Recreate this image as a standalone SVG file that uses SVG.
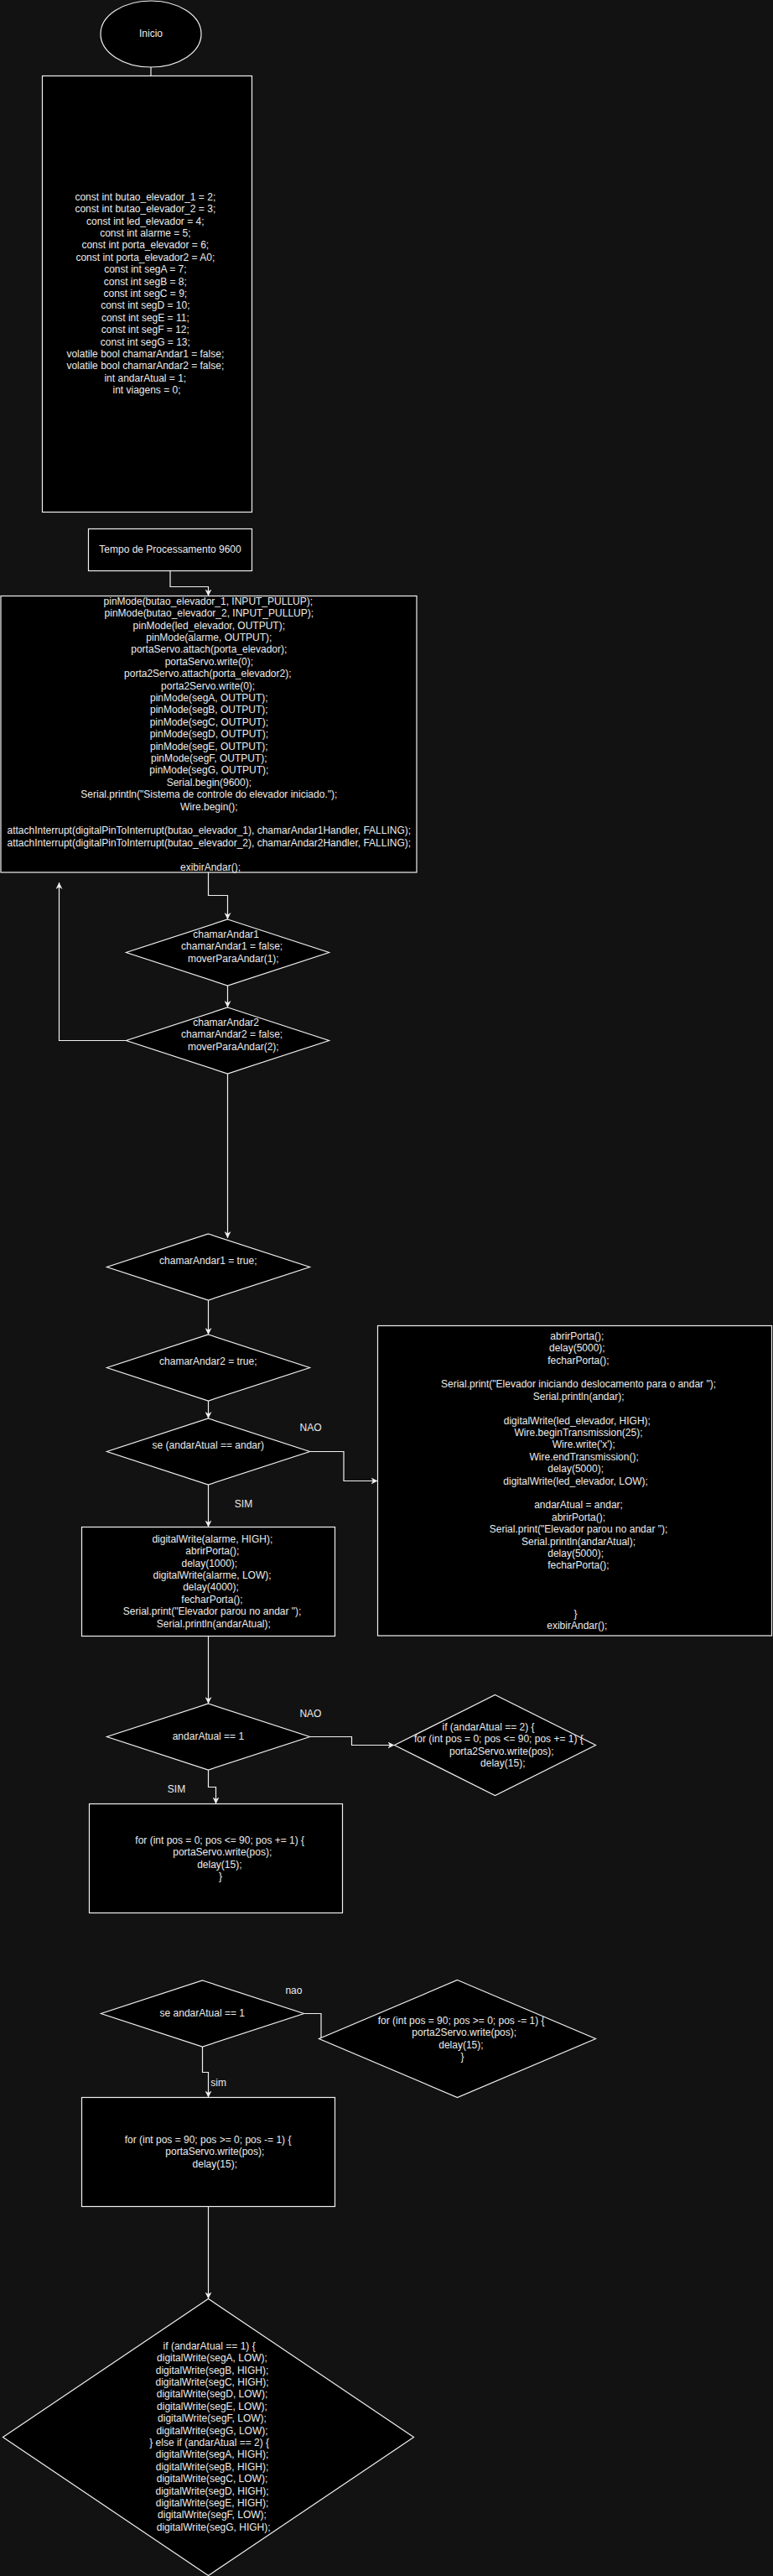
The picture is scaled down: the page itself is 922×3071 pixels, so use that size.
<svg xmlns="http://www.w3.org/2000/svg" width="922" height="3071" viewBox="0 0 922 3071">
<style>
.n{fill:#000;stroke:#f0f0f0;stroke-width:1.2}
.t{font-family:"Liberation Sans",Arial,Helvetica,sans-serif;font-size:12px;fill:#ececec;text-anchor:middle}
.e{fill:none;stroke:#f0f0f0;stroke-width:1.2}
</style>
<defs>
<marker id="arr" viewBox="0 0 10 10" refX="10" refY="5" markerWidth="8" markerHeight="8" orient="auto" markerUnits="userSpaceOnUse">
<path d="M0,0 L10,5 L0,10 L3,5 Z" fill="#f0f0f0"/>
</marker>
</defs>
<rect x="0" y="0" width="922" height="3071" fill="#121212"/>

<g id="connectors">
<path class="e" d="M180,80 L180,90"/>
<path class="e" d="M203,680.5 L203,699.5 L248.5,699.5 L248.5,710.5" marker-end="url(#arr)"/>
<path class="e" d="M248.5,1040 L248.5,1067.5 L271.5,1067.5 L271.5,1096" marker-end="url(#arr)"/>
<path class="e" d="M271.5,1175 L271.5,1201" marker-end="url(#arr)"/>
<path class="e" d="M150.5,1240.5 L70.5,1240.5 L70.5,1052" marker-end="url(#arr)"/>
<path class="e" d="M271.5,1280 L271.5,1476" marker-end="url(#arr)"/>
<path class="e" d="M248.5,1550 L248.5,1591" marker-end="url(#arr)"/>
<path class="e" d="M248.5,1670 L248.5,1691" marker-end="url(#arr)"/>
<path class="e" d="M369.5,1730.5 L410,1730.5 L410,1765.5 L450.5,1765.5" marker-end="url(#arr)"/>
<path class="e" d="M248.5,1770 L248.5,1820.5" marker-end="url(#arr)"/>
<path class="e" d="M248.5,1950.5 L248.5,2031" marker-end="url(#arr)"/>
<path class="e" d="M369.5,2070.5 L419.5,2070.5 L419.5,2080.5 L470.5,2080.5" marker-end="url(#arr)"/>
<path class="e" d="M248.5,2110 L248.5,2130.5 L257.5,2130.5 L257.5,2150.5" marker-end="url(#arr)"/>
<path class="e" d="M362.5,2400.5 L383,2400.5 L383,2430.5"/>
<path class="e" d="M241.5,2440 L241.5,2470.5 L248.5,2470.5 L248.5,2500.5" marker-end="url(#arr)"/>
<path class="e" d="M248.5,2630.5 L248.5,2740.5" marker-end="url(#arr)"/>
</g>

<g id="inicio">
<ellipse class="n" cx="180" cy="40.5" rx="60" ry="39.5"/>
<text class="t" x="180" y="44">Inicio</text>
</g>

<g id="constantes">
<rect class="n" x="50.5" y="90.5" width="250" height="520"/>
<text class="t">
<tspan x="175" y="238.8">const int butao_elevador_1 = 2;</tspan>
<tspan x="175" y="253.2">const int butao_elevador_2 = 3;</tspan>
<tspan x="175" y="267.6">const int led_elevador = 4;</tspan>
<tspan x="175" y="282">const int alarme = 5;</tspan>
<tspan x="175" y="296.4">const int porta_elevador = 6;</tspan>
<tspan x="175" y="310.8">const int porta_elevador2 = A0;</tspan>
<tspan x="175" y="325.2">const int segA = 7;</tspan>
<tspan x="175" y="339.6">const int segB = 8;</tspan>
<tspan x="175" y="354">const int segC = 9;</tspan>
<tspan x="175" y="368.4">const int segD = 10;</tspan>
<tspan x="175" y="382.8">const int segE = 11;</tspan>
<tspan x="175" y="397.2">const int segF = 12;</tspan>
<tspan x="175" y="411.6">const int segG = 13;</tspan>
<tspan x="175" y="426">volatile bool chamarAndar1 = false;</tspan>
<tspan x="175" y="440.4">volatile bool chamarAndar2 = false;</tspan>
<tspan x="175" y="454.8">int andarAtual = 1;</tspan>
<tspan x="175" y="469.2">int viagens = 0;</tspan>
</text>
</g>

<g id="tempo">
<rect class="n" x="105.5" y="630.5" width="195" height="50"/>
<text class="t" x="203" y="658.5">Tempo de Processamento 9600</text>
</g>

<g id="setup">
<rect class="n" x="1" y="710.5" width="496" height="329.5"/>
<text class="t">
<tspan x="250" y="720.7">pinMode(butao_elevador_1, INPUT_PULLUP);</tspan>
<tspan x="251" y="735.1">pinMode(butao_elevador_2, INPUT_PULLUP);</tspan>
<tspan x="251" y="749.5">pinMode(led_elevador, OUTPUT);</tspan>
<tspan x="251" y="763.9">pinMode(alarme, OUTPUT);</tspan>
<tspan x="251" y="778.3">portaServo.attach(porta_elevador);</tspan>
<tspan x="251" y="792.7">portaServo.write(0);</tspan>
<tspan x="249.5" y="807.1">porta2Servo.attach(porta_elevador2);</tspan>
<tspan x="249.8" y="821.5">porta2Servo.write(0);</tspan>
<tspan x="251" y="835.9">pinMode(segA, OUTPUT);</tspan>
<tspan x="251" y="850.3">pinMode(segB, OUTPUT);</tspan>
<tspan x="251" y="864.7">pinMode(segC, OUTPUT);</tspan>
<tspan x="251" y="879.1">pinMode(segD, OUTPUT);</tspan>
<tspan x="251" y="893.5">pinMode(segE, OUTPUT);</tspan>
<tspan x="251" y="907.9">pinMode(segF, OUTPUT);</tspan>
<tspan x="251" y="922.3">pinMode(segG, OUTPUT);</tspan>
<tspan x="251" y="936.7">Serial.begin(9600);</tspan>
<tspan x="251" y="951.1">Serial.println("Sistema de controle do elevador iniciado.");</tspan>
<tspan x="251" y="965.5">Wire.begin();</tspan>
<tspan x="251" y="994.3">attachInterrupt(digitalPinToInterrupt(butao_elevador_1), chamarAndar1Handler, FALLING);</tspan>
<tspan x="251" y="1008.7">attachInterrupt(digitalPinToInterrupt(butao_elevador_2), chamarAndar2Handler, FALLING);</tspan>
<tspan x="251" y="1037.5">exibirAndar();</tspan>
</text>
</g>

<g id="chamar1">
<polygon class="n" points="271.5,1096 392.5,1135.5 271.5,1175 150.5,1135.5"/>
<text class="t">
<tspan x="271.3" y="1118">chamarAndar1</tspan>
<tspan x="278.3" y="1132.4">chamarAndar1 = false;</tspan>
<tspan x="278.3" y="1146.8">moverParaAndar(1);</tspan>
</text>
</g>

<g id="chamar2">
<polygon class="n" points="271.5,1201 392.5,1240.5 271.5,1280 150.5,1240.5"/>
<text class="t">
<tspan x="271.3" y="1223">chamarAndar2</tspan>
<tspan x="278.3" y="1237.4">chamarAndar2 = false;</tspan>
<tspan x="278.3" y="1251.8">moverParaAndar(2);</tspan>
</text>
</g>

<g id="andar1true">
<polygon class="n" points="248.5,1471 369.5,1510.5 248.5,1550 127.5,1510.5"/>
<text class="t" x="248.3" y="1506.7">chamarAndar1 = true;</text>
</g>

<g id="andar2true">
<polygon class="n" points="248.5,1591 369.5,1630.5 248.5,1670 127.5,1630.5"/>
<text class="t" x="248.3" y="1626.7">chamarAndar2 = true;</text>
</g>

<g id="seAndar">
<polygon class="n" points="248.5,1691 369.5,1730.5 248.5,1770 127.5,1730.5"/>
<text class="t" x="248.3" y="1726.7">se (andarAtual == andar)</text>
</g>

<g id="labels">
<text class="t" x="370.5" y="1706.3">NAO</text>
<text class="t" x="290.5" y="1796.7">SIM</text>
<text class="t" x="370.4" y="2046.7">NAO</text>
<text class="t" x="210.5" y="2136.7">SIM</text>
<text class="t" x="350.4" y="2376.7">nao</text>
<text class="t" x="260.6" y="2487.3">sim</text>
</g>

<g id="mover">
<rect class="n" x="450.5" y="1580.5" width="470" height="369.5"/>
<text class="t">
<tspan x="690" y="1596.7">abrirPorta();</tspan>
<tspan x="690" y="1611.1">delay(5000);</tspan>
<tspan x="691.5" y="1625.5">fecharPorta();</tspan>
<tspan x="691.7" y="1654.3">Serial.print("Elevador iniciando deslocamento para o andar ");</tspan>
<tspan x="691.8" y="1668.7">Serial.println(andar);</tspan>
<tspan x="690" y="1697.5">digitalWrite(led_elevador, HIGH);</tspan>
<tspan x="691.7" y="1711.9">Wire.beginTransmission(25);</tspan>
<tspan x="698" y="1726.3">Wire.write('x');</tspan>
<tspan x="698.3" y="1740.7">Wire.endTransmission();</tspan>
<tspan x="688.3" y="1755.1">delay(5000);</tspan>
<tspan x="688.3" y="1769.5">digitalWrite(led_elevador, LOW);</tspan>
<tspan x="691.7" y="1798.3">andarAtual = andar;</tspan>
<tspan x="691.7" y="1812.7">abrirPorta();</tspan>
<tspan x="691.7" y="1827.1">Serial.print("Elevador parou no andar ");</tspan>
<tspan x="691.7" y="1841.5">Serial.println(andarAtual);</tspan>
<tspan x="688.3" y="1855.9">delay(5000);</tspan>
<tspan x="691.5" y="1870.3">fecharPorta();</tspan>
<tspan x="688.3" y="1927.9">}</tspan>
<tspan x="688.3" y="1942.3">exibirAndar();</tspan>
</text>
</g>

<g id="alarme">
<rect class="n" x="97.5" y="1820.5" width="302" height="130"/>
<text class="t">
<tspan x="255" y="1838.7">digitalWrite(alarme, HIGH);</tspan>
<tspan x="255" y="1853.1">abrirPorta();</tspan>
<tspan x="251.5" y="1867.5">delay(1000);</tspan>
<tspan x="254.7" y="1881.9">digitalWrite(alarme, LOW);</tspan>
<tspan x="253.2" y="1896.3">delay(4000);</tspan>
<tspan x="254.7" y="1910.7">fecharPorta();</tspan>
<tspan x="254.8" y="1925.1">Serial.print("Elevador parou no andar ");</tspan>
<tspan x="254.8" y="1939.5">Serial.println(andarAtual);</tspan>
</text>
</g>

<g id="andarAtual1">
<polygon class="n" points="248.5,2031 369.5,2070.5 248.5,2110 127.5,2070.5"/>
<text class="t" x="248.4" y="2074">andarAtual == 1</text>
</g>

<g id="andarAtual2">
<polygon class="n" points="590.5,2020.5 710.5,2080.5 590.5,2140.5 470.5,2080.5"/>
<text class="t">
<tspan x="584.2" y="2063">if (andarAtual == 2) {</tspan>
<tspan x="596.6" y="2077.4">for (int pos = 0; pos &lt;= 90; pos += 1) {</tspan>
<tspan x="600" y="2091.8">porta2Servo.write(pos);</tspan>
<tspan x="599.8" y="2106.2">delay(15);</tspan>
</text>
</g>

<g id="abrir1">
<rect class="n" x="106.5" y="2150.5" width="302" height="130"/>
<text class="t">
<tspan x="263.9" y="2197.7">for (int pos = 0; pos &lt;= 90; pos += 1) {</tspan>
<tspan x="266.9" y="2212.1">portaServo.write(pos);</tspan>
<tspan x="263.5" y="2226.5">delay(15);</tspan>
<tspan x="263" y="2240.9">}</tspan>
</text>
</g>

<g id="seAndarAtual1">
<polygon class="n" points="241.5,2361 362.5,2400.5 241.5,2440 120.5,2400.5"/>
<text class="t" x="241.3" y="2404">se andarAtual == 1</text>
</g>

<g id="fechar2">
<polygon class="n" points="545.5,2360.5 710.5,2430.5 545.5,2500.5 380.5,2430.5"/>
<text class="t">
<tspan x="551.8" y="2413">for (int pos = 90; pos &gt;= 0; pos -= 1) {</tspan>
<tspan x="555.4" y="2427.4">porta2Servo.write(pos);</tspan>
<tspan x="551.6" y="2441.8">delay(15);</tspan>
<tspan x="551.4" y="2456.2">}</tspan>
</text>
</g>

<g id="fechar1">
<rect class="n" x="97.5" y="2500.5" width="302" height="130"/>
<text class="t">
<tspan x="249.7" y="2555">for (int pos = 90; pos &gt;= 0; pos -= 1) {</tspan>
<tspan x="258" y="2569.4">portaServo.write(pos);</tspan>
<tspan x="256.3" y="2583.8">delay(15);</tspan>
</text>
</g>

<g id="exibirAndar">
<polygon class="n" points="248.5,2740.5 493.5,2905.5 248.5,3070.5 3.5,2905.5"/>
<text class="t">
<tspan x="251.3" y="2800.7">if (andarAtual == 1) {</tspan>
<tspan x="254.7" y="2815.1">digitalWrite(segA, LOW);</tspan>
<tspan x="254.7" y="2829.5">digitalWrite(segB, HIGH);</tspan>
<tspan x="254.7" y="2843.9">digitalWrite(segC, HIGH);</tspan>
<tspan x="254.7" y="2858.3">digitalWrite(segD, LOW);</tspan>
<tspan x="254.7" y="2872.7">digitalWrite(segE, LOW);</tspan>
<tspan x="254.7" y="2887.1">digitalWrite(segF, LOW);</tspan>
<tspan x="254.7" y="2901.5">digitalWrite(segG, LOW);</tspan>
<tspan x="251.3" y="2915.9">} else if (andarAtual == 2) {</tspan>
<tspan x="254.7" y="2930.3">digitalWrite(segA, HIGH);</tspan>
<tspan x="254.7" y="2944.7">digitalWrite(segB, HIGH);</tspan>
<tspan x="254.7" y="2959.1">digitalWrite(segC, LOW);</tspan>
<tspan x="254.7" y="2973.5">digitalWrite(segD, HIGH);</tspan>
<tspan x="254.7" y="2987.9">digitalWrite(segE, HIGH);</tspan>
<tspan x="254.7" y="3002.3">digitalWrite(segF, LOW);</tspan>
<tspan x="254.7" y="3016.7">digitalWrite(segG, HIGH);</tspan>
</text>
</g>
</svg>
== == ==
The problem: Return each line with "size".

Reply:
The picture is scaled down: the page itself is 922×3071 pixels, so use that size.
.t{font-family:"Liberation Sans",Arial,Helvetica,sans-serif;font-size:12px;fill:#ececec;text-anchor:middle}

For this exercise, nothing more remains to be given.